Start with who you are. Two minutes. Not a resume, but a real introduction. Why you coach. What you want this team to look like at the end of the season. What you ask of yourself and what you ask of your players. Parents are deciding whether to trust you with their kids before you get to any content, and this opening is the fastest way to build or lose that trust.
Then cover communication. This is the piece that prevents the most problems. How do you want parents to reach you? Email, text, or app? What is a reasonable response window? What topics belong in a text and what belongs in a scheduled conversation? The playing time discussion belongs in a conversation, not in a text sent during the game. Say that directly. Give them a specific channel and a specific protocol and they will usually use it.
Playing time philosophy is the section that makes most coaches nervous. They want to be vague enough to preserve flexibility. The vagueness is what causes problems. Say it plainly: how you decide who plays and how much. Is it merit-based? Is there a baseline floor for all players? Does practice performance affect game time? Does seniority matter? Parents who know the system can live with decisions they disagree with. Parents who do not know the system turn every substitution into evidence of unfairness.
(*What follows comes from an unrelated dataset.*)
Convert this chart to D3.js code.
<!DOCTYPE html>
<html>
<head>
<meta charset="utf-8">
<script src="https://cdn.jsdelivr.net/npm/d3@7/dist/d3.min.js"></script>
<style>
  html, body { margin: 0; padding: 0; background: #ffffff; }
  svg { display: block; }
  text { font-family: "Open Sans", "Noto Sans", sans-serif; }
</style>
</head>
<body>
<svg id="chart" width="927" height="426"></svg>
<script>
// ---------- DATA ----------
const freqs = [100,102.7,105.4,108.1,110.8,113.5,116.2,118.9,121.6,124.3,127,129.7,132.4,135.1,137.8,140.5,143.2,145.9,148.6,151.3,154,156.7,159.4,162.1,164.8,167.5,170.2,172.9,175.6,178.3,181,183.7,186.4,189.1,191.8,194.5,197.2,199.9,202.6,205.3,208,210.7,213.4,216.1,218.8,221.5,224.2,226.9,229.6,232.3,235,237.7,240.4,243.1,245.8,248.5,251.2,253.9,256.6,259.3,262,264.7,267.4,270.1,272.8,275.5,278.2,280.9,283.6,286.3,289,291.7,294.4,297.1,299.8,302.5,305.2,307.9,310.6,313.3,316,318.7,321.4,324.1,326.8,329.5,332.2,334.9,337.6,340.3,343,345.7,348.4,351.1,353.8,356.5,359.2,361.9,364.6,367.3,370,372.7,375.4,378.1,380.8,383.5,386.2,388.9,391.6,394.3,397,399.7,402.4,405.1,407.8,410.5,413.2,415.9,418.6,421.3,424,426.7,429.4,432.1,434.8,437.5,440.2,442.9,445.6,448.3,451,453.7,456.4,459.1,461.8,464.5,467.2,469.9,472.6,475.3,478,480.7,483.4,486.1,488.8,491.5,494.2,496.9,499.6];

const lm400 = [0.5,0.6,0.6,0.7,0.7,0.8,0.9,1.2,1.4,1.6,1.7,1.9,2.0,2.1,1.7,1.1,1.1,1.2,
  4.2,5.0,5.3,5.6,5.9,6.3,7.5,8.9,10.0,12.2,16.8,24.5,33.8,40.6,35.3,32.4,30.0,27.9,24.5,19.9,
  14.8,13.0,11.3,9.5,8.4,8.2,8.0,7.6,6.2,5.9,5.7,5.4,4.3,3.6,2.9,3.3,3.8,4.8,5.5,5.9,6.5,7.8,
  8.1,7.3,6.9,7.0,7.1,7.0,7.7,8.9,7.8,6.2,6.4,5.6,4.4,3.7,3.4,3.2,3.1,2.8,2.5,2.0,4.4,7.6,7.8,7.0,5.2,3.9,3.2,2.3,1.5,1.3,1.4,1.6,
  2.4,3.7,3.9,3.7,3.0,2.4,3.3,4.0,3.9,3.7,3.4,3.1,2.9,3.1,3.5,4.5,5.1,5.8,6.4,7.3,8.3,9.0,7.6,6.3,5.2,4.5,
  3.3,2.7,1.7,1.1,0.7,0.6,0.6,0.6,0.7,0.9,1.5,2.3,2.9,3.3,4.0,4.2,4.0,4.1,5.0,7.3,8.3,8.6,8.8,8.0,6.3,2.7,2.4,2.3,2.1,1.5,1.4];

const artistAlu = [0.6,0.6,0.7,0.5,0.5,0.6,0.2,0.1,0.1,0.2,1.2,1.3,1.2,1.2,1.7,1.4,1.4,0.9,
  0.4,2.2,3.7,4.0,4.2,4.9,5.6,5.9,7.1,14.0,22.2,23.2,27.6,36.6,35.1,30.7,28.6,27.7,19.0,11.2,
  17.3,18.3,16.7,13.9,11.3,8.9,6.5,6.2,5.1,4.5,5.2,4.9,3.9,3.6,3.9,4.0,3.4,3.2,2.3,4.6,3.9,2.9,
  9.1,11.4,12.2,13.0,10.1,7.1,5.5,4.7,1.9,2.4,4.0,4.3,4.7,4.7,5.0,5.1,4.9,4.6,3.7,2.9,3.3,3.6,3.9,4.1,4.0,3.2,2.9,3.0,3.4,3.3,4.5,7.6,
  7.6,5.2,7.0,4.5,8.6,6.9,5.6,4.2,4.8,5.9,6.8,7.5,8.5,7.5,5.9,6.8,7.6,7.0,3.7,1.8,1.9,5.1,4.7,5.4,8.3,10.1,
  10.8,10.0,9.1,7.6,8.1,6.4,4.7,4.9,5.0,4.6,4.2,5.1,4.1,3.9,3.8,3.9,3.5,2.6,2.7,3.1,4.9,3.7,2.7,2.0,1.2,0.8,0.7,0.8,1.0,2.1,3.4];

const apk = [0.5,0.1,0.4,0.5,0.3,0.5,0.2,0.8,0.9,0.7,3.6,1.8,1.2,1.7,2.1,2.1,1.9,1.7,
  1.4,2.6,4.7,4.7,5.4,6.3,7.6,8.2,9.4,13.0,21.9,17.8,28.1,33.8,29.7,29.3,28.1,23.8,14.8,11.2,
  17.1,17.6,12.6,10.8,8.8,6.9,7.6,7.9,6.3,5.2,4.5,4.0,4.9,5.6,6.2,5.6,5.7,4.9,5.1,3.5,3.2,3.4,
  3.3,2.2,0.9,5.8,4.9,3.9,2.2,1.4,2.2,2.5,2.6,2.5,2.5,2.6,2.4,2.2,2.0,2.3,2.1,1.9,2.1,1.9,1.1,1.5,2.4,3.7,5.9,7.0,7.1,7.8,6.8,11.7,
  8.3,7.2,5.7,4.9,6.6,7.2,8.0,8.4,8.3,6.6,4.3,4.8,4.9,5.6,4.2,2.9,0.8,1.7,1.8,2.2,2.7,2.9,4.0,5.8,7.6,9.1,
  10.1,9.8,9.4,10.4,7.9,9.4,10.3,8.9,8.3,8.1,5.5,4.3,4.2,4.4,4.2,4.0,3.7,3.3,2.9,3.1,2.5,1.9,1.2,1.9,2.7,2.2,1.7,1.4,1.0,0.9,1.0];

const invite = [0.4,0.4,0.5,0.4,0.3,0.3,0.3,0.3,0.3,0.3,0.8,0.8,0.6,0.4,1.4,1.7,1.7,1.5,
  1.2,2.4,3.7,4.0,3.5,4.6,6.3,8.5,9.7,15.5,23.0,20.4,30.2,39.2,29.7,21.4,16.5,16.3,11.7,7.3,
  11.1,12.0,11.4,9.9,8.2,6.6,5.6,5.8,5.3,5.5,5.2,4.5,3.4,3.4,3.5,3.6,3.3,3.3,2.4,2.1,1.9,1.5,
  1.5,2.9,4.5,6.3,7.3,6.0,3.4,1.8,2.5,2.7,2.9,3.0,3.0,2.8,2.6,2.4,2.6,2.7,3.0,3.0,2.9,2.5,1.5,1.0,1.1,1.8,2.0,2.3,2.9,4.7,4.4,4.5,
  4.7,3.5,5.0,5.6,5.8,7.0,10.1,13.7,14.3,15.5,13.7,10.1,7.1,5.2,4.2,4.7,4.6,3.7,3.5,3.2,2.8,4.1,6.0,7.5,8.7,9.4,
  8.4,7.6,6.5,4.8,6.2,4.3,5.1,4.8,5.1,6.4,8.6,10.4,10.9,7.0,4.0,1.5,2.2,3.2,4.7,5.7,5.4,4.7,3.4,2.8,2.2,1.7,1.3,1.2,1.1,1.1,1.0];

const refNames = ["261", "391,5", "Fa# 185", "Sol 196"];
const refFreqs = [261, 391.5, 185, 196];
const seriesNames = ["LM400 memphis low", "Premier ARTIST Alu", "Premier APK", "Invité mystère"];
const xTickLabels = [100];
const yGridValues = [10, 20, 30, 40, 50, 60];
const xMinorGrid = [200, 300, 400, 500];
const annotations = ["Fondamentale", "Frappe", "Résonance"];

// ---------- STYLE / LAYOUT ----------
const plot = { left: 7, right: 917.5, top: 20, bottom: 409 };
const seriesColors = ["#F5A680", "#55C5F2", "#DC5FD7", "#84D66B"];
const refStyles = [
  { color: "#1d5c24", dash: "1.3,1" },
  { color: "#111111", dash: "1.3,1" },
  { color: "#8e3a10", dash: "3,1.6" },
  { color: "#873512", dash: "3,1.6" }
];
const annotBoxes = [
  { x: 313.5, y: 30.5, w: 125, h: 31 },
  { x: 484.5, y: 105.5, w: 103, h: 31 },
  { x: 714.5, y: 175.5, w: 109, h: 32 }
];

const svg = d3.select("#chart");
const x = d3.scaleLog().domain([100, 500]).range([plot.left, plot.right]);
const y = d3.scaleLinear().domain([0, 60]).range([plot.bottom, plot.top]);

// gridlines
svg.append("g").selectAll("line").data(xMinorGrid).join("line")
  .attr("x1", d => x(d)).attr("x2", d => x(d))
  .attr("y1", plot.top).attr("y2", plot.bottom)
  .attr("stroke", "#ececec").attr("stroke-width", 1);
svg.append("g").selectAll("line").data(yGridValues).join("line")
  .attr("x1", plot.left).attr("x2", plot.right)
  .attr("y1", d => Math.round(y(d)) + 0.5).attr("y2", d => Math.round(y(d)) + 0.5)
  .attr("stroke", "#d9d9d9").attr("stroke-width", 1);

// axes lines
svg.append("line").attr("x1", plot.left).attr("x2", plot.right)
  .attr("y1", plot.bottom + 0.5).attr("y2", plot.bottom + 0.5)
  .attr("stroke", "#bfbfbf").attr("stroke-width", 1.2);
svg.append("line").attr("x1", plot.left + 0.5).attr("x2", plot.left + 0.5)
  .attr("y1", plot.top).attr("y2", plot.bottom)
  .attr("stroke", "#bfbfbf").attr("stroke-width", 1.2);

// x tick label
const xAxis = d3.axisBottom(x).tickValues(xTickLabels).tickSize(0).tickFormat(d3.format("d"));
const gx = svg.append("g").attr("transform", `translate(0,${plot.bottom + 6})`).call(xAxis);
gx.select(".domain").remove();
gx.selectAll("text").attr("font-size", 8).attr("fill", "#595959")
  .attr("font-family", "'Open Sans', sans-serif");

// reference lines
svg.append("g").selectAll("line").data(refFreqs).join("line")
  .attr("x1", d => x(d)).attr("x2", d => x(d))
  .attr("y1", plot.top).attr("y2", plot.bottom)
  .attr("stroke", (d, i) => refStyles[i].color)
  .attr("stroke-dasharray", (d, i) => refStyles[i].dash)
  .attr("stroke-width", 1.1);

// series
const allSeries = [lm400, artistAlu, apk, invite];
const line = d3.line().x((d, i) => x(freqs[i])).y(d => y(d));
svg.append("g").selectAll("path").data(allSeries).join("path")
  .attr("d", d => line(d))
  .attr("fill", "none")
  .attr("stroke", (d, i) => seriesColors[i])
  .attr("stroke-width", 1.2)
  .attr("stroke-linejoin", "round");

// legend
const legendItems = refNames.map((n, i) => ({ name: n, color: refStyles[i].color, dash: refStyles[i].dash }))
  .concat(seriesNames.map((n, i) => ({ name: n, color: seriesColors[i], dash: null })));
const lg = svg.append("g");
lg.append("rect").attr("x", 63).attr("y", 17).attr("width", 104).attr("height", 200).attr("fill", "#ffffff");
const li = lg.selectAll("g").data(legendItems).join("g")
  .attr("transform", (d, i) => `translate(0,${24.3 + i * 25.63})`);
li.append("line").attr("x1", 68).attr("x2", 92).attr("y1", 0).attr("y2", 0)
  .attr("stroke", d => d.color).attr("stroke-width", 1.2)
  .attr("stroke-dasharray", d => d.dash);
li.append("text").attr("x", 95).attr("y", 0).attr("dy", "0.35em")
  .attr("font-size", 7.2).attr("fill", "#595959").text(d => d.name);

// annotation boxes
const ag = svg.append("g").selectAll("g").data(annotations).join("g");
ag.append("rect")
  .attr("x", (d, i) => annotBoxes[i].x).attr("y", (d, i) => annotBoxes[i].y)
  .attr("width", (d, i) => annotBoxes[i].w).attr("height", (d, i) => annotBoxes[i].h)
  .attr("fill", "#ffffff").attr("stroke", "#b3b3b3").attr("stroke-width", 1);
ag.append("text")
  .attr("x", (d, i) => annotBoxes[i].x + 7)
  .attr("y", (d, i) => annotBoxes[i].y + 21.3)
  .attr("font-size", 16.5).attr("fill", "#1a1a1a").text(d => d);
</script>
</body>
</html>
Sideline expectations need to be specific. Not just “be supportive” but what that means in practice. No coaching from the sideline. Cheer for your kid and for the team. Do not critique the officials. If your child is upset at practice or after a game, give them twenty-four hours before you contact me. These are concrete behaviors, not values statements. Concrete behaviors are enforceable in a way that values statements are not.
Then cover the logistics. Schedule, equipment, what to do if they cannot make a game, who to contact for logistical issues. This is the only information-transfer section of the meeting and it should be the shortest.
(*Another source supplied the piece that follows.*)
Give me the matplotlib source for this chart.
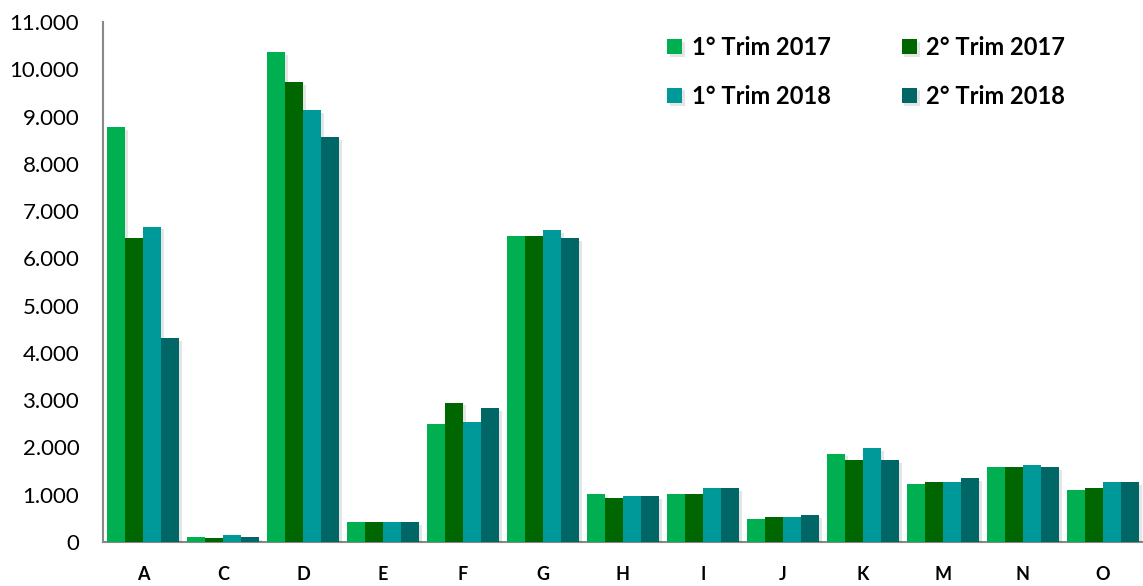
import numpy as np
import matplotlib
matplotlib.use("Agg")
import matplotlib.pyplot as plt
from matplotlib.ticker import FuncFormatter
import matplotlib.patheffects as pe

plt.rcParams['font.family'] = ['Lato', 'DejaVu Sans']

categories = ["A", "C", "D", "E", "F", "G", "H", "I", "J", "K", "M", "N", "O"]
series_names = ["1° Trim 2017", "2° Trim 2017", "1° Trim 2018", "2° Trim 2018"]
trim1_2017 = [8770, 100, 10370, 420, 2500, 6480, 1020, 1020, 490, 1870, 1220, 1580, 1100]
trim2_2017 = [6440, 90, 9720, 420, 2950, 6480, 940, 1020, 530, 1740, 1265, 1580, 1140]
trim1_2018 = [6670, 140, 9130, 420, 2540, 6600, 975, 1140, 530, 1980, 1265, 1620, 1265]
trim2_2018 = [4310, 100, 8570, 420, 2830, 6430, 975, 1140, 570, 1740, 1345, 1580, 1265]
colors = ["#00B050", "#006600", "#009999", "#006666"]

fig = plt.figure(figsize=(11.43, 5.86), dpi=100)
ax = fig.add_axes([0.09, 0.075, 0.91, 0.8875])

x = np.arange(len(categories))
w = 0.225
handles = []
for i, vals in enumerate([trim1_2017, trim2_2017, trim1_2018, trim2_2018]):
    bars = ax.bar(x + (i - 1.5) * w, vals, width=w, color=colors[i],
                  label=series_names[i], zorder=3)
    for b in bars:
        b.set_path_effects([pe.SimplePatchShadow(offset=(2, -2), alpha=0.1, shadow_rgbFace="black"),
                            pe.Normal()])
    handles.append(bars)

ax.set_xlim(-0.5, len(categories) - 0.5)
ax.set_ylim(0, 11000)
ax.set_yticks(np.arange(0, 11001, 1000))
ax.yaxis.set_major_formatter(FuncFormatter(lambda v, p: f"{int(v):,}".replace(",", ".")))
ax.set_xticks(x)
ax.set_xticklabels(categories, fontweight="bold", fontsize=13)
ax.tick_params(axis="y", length=0, labelsize=16, pad=17)
ax.tick_params(axis="x", length=0, pad=17)
for s in ["top", "right"]:
    ax.spines[s].set_visible(False)
for s in ["left", "bottom"]:
    ax.spines[s].set_color("#888888")
    ax.spines[s].set_linewidth(1.5)

order = [0, 2, 1, 3]
leg = fig.legend([handles[k] for k in order], [series_names[k] for k in order],
                 ncol=2, loc="upper left", bbox_to_anchor=(0.565, 0.975),
                 frameon=False, prop={"weight": "bold", "size": 17},
                 handlelength=0.65, handleheight=0.65, handletextpad=0.4,
                 columnspacing=3.0, labelspacing=1.1)

fig.savefig("out.png", dpi=100)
Close with what you are building together. Not just a team for this season but a set of habits and experiences that will follow these kids for a while. You are not promising outcomes. You are telling parents what you are aiming for and inviting them into that work as partners. Most parents want to be partners in something worth doing. Give them the chance to see themselves that way and they will usually show up better than you expect.
Leave ten minutes for questions. Answer honestly. If someone asks a question you do not have a good answer to, say so. “I haven’t thought through that specific situation yet. Give me a week and I’ll get back to you.” That answer builds more trust than a polished non-answer.
What to send afterward: a short email with the key points from the meeting. Not a transcript, just the three or four things you want them to be able to reference. This becomes the document you can point back to when a situation arises mid-season.
The coaches who run the best preseason meetings are not the most polished speakers. They are the ones who are honest and specific. Parents can hear the difference between a coach who believes what they are saying and a coach who is running through a script. Say the true things about what you are trying to do, say them plainly, and you will walk out of that meeting with the kind of parent buy-in that makes the rest of the season manageable.
Run this meeting before you have played a single game and before any conflict exists. It is much harder to establish expectations after someone is already upset.